● Exercise prompt
Copy out every line of the data exactly.

┌──

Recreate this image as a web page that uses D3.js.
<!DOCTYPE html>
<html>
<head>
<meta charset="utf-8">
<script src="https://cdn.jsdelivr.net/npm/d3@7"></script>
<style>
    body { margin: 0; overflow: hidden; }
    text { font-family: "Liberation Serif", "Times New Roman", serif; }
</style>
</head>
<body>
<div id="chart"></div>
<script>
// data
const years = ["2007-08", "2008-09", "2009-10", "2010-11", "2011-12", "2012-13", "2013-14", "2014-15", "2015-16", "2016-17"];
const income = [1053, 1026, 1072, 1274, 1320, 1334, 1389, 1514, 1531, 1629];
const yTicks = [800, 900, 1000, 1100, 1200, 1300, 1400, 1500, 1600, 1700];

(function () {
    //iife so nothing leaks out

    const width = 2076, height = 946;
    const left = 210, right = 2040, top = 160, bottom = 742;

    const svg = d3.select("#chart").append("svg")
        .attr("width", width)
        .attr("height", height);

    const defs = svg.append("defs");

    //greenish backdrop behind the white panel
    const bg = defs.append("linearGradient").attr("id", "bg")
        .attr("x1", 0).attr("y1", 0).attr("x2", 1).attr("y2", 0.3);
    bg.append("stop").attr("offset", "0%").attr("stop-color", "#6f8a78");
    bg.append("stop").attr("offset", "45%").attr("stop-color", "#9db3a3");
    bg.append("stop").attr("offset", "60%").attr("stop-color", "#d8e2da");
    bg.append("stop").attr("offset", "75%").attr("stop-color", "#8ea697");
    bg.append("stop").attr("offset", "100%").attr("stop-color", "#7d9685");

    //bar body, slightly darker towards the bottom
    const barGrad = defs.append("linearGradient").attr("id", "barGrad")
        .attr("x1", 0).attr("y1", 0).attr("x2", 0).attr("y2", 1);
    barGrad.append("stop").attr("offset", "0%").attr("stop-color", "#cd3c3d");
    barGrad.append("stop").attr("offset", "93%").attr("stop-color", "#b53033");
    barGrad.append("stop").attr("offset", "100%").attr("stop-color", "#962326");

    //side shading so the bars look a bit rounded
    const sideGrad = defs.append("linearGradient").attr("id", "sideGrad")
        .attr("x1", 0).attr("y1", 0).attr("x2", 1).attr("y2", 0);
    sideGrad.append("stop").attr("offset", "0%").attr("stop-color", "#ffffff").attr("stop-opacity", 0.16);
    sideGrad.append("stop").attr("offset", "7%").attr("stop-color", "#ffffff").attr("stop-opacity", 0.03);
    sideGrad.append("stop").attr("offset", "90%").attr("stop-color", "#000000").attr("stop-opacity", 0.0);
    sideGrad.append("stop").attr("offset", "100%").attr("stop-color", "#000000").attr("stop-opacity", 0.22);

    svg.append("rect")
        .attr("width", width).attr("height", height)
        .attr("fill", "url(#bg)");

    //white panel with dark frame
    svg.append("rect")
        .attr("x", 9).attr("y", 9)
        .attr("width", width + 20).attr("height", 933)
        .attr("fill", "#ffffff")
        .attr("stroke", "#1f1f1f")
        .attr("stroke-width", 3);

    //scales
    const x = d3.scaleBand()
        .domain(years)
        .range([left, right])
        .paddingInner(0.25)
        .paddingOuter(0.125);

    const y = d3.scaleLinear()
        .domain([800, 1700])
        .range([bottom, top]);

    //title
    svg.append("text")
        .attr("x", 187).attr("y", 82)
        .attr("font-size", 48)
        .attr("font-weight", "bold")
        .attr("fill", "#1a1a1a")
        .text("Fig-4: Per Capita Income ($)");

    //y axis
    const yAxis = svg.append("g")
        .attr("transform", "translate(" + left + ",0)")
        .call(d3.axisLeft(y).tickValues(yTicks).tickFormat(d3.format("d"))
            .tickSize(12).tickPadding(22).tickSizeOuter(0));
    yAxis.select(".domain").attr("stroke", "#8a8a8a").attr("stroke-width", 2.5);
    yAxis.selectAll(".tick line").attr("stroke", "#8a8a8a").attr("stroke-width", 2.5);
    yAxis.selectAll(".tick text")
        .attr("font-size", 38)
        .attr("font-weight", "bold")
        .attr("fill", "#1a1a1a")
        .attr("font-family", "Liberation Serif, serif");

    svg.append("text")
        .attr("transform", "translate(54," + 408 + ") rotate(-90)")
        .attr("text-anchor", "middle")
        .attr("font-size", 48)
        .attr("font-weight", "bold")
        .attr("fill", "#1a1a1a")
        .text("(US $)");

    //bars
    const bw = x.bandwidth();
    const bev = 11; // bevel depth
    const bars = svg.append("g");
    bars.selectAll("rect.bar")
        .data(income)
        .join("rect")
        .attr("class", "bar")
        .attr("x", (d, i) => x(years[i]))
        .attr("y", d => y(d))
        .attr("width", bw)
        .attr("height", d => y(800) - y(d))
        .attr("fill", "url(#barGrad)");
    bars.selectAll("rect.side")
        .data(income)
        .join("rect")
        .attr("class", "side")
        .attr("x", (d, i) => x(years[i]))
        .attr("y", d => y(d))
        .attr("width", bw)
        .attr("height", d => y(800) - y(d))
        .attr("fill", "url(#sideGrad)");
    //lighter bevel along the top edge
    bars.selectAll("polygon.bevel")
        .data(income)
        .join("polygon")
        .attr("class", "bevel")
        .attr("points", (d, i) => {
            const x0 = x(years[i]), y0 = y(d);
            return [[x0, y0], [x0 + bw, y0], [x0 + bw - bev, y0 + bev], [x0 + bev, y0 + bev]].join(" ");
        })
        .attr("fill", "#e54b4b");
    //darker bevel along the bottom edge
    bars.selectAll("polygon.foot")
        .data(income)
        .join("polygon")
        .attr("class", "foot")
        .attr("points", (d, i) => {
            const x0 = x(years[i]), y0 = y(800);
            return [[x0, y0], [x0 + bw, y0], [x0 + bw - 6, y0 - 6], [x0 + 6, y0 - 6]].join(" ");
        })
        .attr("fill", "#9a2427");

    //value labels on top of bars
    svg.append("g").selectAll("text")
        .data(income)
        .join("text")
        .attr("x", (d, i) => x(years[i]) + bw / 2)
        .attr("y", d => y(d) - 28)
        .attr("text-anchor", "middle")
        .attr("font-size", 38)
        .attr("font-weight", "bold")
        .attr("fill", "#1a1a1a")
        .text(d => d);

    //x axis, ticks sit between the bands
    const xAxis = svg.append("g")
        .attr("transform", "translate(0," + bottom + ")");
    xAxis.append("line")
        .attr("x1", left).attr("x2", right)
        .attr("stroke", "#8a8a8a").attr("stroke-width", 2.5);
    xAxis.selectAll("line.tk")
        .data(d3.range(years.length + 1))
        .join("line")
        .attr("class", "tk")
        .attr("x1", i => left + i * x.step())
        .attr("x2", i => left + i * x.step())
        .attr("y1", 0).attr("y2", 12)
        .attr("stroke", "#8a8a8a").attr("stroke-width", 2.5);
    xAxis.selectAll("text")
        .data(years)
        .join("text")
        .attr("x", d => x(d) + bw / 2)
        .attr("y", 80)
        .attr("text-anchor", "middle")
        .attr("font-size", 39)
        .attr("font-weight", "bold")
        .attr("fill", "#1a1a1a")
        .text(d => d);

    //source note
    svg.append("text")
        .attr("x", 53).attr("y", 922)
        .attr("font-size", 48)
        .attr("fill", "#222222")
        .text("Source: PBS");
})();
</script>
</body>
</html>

└──

● The response
Recreate this image as a web page that uses D3.js.
<!DOCTYPE html>
<html>
<head>
<meta charset="utf-8">
<script src="https://cdn.jsdelivr.net/npm/d3@7"></script>
<style>
    body { margin: 0; overflow: hidden; }
    text { font-family: "Liberation Serif", "Times New Roman", serif; }
</style>
</head>
<body>
<div id="chart"></div>
<script>
// data
const years = ["2007-08", "2008-09", "2009-10", "2010-11", "2011-12", "2012-13", "2013-14", "2014-15", "2015-16", "2016-17"];
const income = [1053, 1026, 1072, 1274, 1320, 1334, 1389, 1514, 1531, 1629];
const yTicks = [800, 900, 1000, 1100, 1200, 1300, 1400, 1500, 1600, 1700];

(function () {
    //iife so nothing leaks out

    const width = 2076, height = 946;
    const left = 210, right = 2040, top = 160, bottom = 742;

    const svg = d3.select("#chart").append("svg")
        .attr("width", width)
        .attr("height", height);

    const defs = svg.append("defs");

    //greenish backdrop behind the white panel
    const bg = defs.append("linearGradient").attr("id", "bg")
        .attr("x1", 0).attr("y1", 0).attr("x2", 1).attr("y2", 0.3);
    bg.append("stop").attr("offset", "0%").attr("stop-color", "#6f8a78");
    bg.append("stop").attr("offset", "45%").attr("stop-color", "#9db3a3");
    bg.append("stop").attr("offset", "60%").attr("stop-color", "#d8e2da");
    bg.append("stop").attr("offset", "75%").attr("stop-color", "#8ea697");
    bg.append("stop").attr("offset", "100%").attr("stop-color", "#7d9685");

    //bar body, slightly darker towards the bottom
    const barGrad = defs.append("linearGradient").attr("id", "barGrad")
        .attr("x1", 0).attr("y1", 0).attr("x2", 0).attr("y2", 1);
    barGrad.append("stop").attr("offset", "0%").attr("stop-color", "#cd3c3d");
    barGrad.append("stop").attr("offset", "93%").attr("stop-color", "#b53033");
    barGrad.append("stop").attr("offset", "100%").attr("stop-color", "#962326");

    //side shading so the bars look a bit rounded
    const sideGrad = defs.append("linearGradient").attr("id", "sideGrad")
        .attr("x1", 0).attr("y1", 0).attr("x2", 1).attr("y2", 0);
    sideGrad.append("stop").attr("offset", "0%").attr("stop-color", "#ffffff").attr("stop-opacity", 0.16);
    sideGrad.append("stop").attr("offset", "7%").attr("stop-color", "#ffffff").attr("stop-opacity", 0.03);
    sideGrad.append("stop").attr("offset", "90%").attr("stop-color", "#000000").attr("stop-opacity", 0.0);
    sideGrad.append("stop").attr("offset", "100%").attr("stop-color", "#000000").attr("stop-opacity", 0.22);

    svg.append("rect")
        .attr("width", width).attr("height", height)
        .attr("fill", "url(#bg)");

    //white panel with dark frame
    svg.append("rect")
        .attr("x", 9).attr("y", 9)
        .attr("width", width + 20).attr("height", 933)
        .attr("fill", "#ffffff")
        .attr("stroke", "#1f1f1f")
        .attr("stroke-width", 3);

    //scales
    const x = d3.scaleBand()
        .domain(years)
        .range([left, right])
        .paddingInner(0.25)
        .paddingOuter(0.125);

    const y = d3.scaleLinear()
        .domain([800, 1700])
        .range([bottom, top]);

    //title
    svg.append("text")
        .attr("x", 187).attr("y", 82)
        .attr("font-size", 48)
        .attr("font-weight", "bold")
        .attr("fill", "#1a1a1a")
        .text("Fig-4: Per Capita Income ($)");

    //y axis
    const yAxis = svg.append("g")
        .attr("transform", "translate(" + left + ",0)")
        .call(d3.axisLeft(y).tickValues(yTicks).tickFormat(d3.format("d"))
            .tickSize(12).tickPadding(22).tickSizeOuter(0));
    yAxis.select(".domain").attr("stroke", "#8a8a8a").attr("stroke-width", 2.5);
    yAxis.selectAll(".tick line").attr("stroke", "#8a8a8a").attr("stroke-width", 2.5);
    yAxis.selectAll(".tick text")
        .attr("font-size", 38)
        .attr("font-weight", "bold")
        .attr("fill", "#1a1a1a")
        .attr("font-family", "Liberation Serif, serif");

    svg.append("text")
        .attr("transform", "translate(54," + 408 + ") rotate(-90)")
        .attr("text-anchor", "middle")
        .attr("font-size", 48)
        .attr("font-weight", "bold")
        .attr("fill", "#1a1a1a")
        .text("(US $)");

    //bars
    const bw = x.bandwidth();
    const bev = 11; // bevel depth
    const bars = svg.append("g");
    bars.selectAll("rect.bar")
        .data(income)
        .join("rect")
        .attr("class", "bar")
        .attr("x", (d, i) => x(years[i]))
        .attr("y", d => y(d))
        .attr("width", bw)
        .attr("height", d => y(800) - y(d))
        .attr("fill", "url(#barGrad)");
    bars.selectAll("rect.side")
        .data(income)
        .join("rect")
        .attr("class", "side")
        .attr("x", (d, i) => x(years[i]))
        .attr("y", d => y(d))
        .attr("width", bw)
        .attr("height", d => y(800) - y(d))
        .attr("fill", "url(#sideGrad)");
    //lighter bevel along the top edge
    bars.selectAll("polygon.bevel")
        .data(income)
        .join("polygon")
        .attr("class", "bevel")
        .attr("points", (d, i) => {
            const x0 = x(years[i]), y0 = y(d);
            return [[x0, y0], [x0 + bw, y0], [x0 + bw - bev, y0 + bev], [x0 + bev, y0 + bev]].join(" ");
        })
        .attr("fill", "#e54b4b");
    //darker bevel along the bottom edge
    bars.selectAll("polygon.foot")
        .data(income)
        .join("polygon")
        .attr("class", "foot")
        .attr("points", (d, i) => {
            const x0 = x(years[i]), y0 = y(800);
            return [[x0, y0], [x0 + bw, y0], [x0 + bw - 6, y0 - 6], [x0 + 6, y0 - 6]].join(" ");
        })
        .attr("fill", "#9a2427");

    //value labels on top of bars
    svg.append("g").selectAll("text")
        .data(income)
        .join("text")
        .attr("x", (d, i) => x(years[i]) + bw / 2)
        .attr("y", d => y(d) - 28)
        .attr("text-anchor", "middle")
        .attr("font-size", 38)
        .attr("font-weight", "bold")
        .attr("fill", "#1a1a1a")
        .text(d => d);

    //x axis, ticks sit between the bands
    const xAxis = svg.append("g")
        .attr("transform", "translate(0," + bottom + ")");
    xAxis.append("line")
        .attr("x1", left).attr("x2", right)
        .attr("stroke", "#8a8a8a").attr("stroke-width", 2.5);
    xAxis.selectAll("line.tk")
        .data(d3.range(years.length + 1))
        .join("line")
        .attr("class", "tk")
        .attr("x1", i => left + i * x.step())
        .attr("x2", i => left + i * x.step())
        .attr("y1", 0).attr("y2", 12)
        .attr("stroke", "#8a8a8a").attr("stroke-width", 2.5);
    xAxis.selectAll("text")
        .data(years)
        .join("text")
        .attr("x", d => x(d) + bw / 2)
        .attr("y", 80)
        .attr("text-anchor", "middle")
        .attr("font-size", 39)
        .attr("font-weight", "bold")
        .attr("fill", "#1a1a1a")
        .text(d => d);

    //source note
    svg.append("text")
        .attr("x", 53).attr("y", 922)
        .attr("font-size", 48)
        .attr("fill", "#222222")
        .text("Source: PBS");
})();
</script>
</body>
</html>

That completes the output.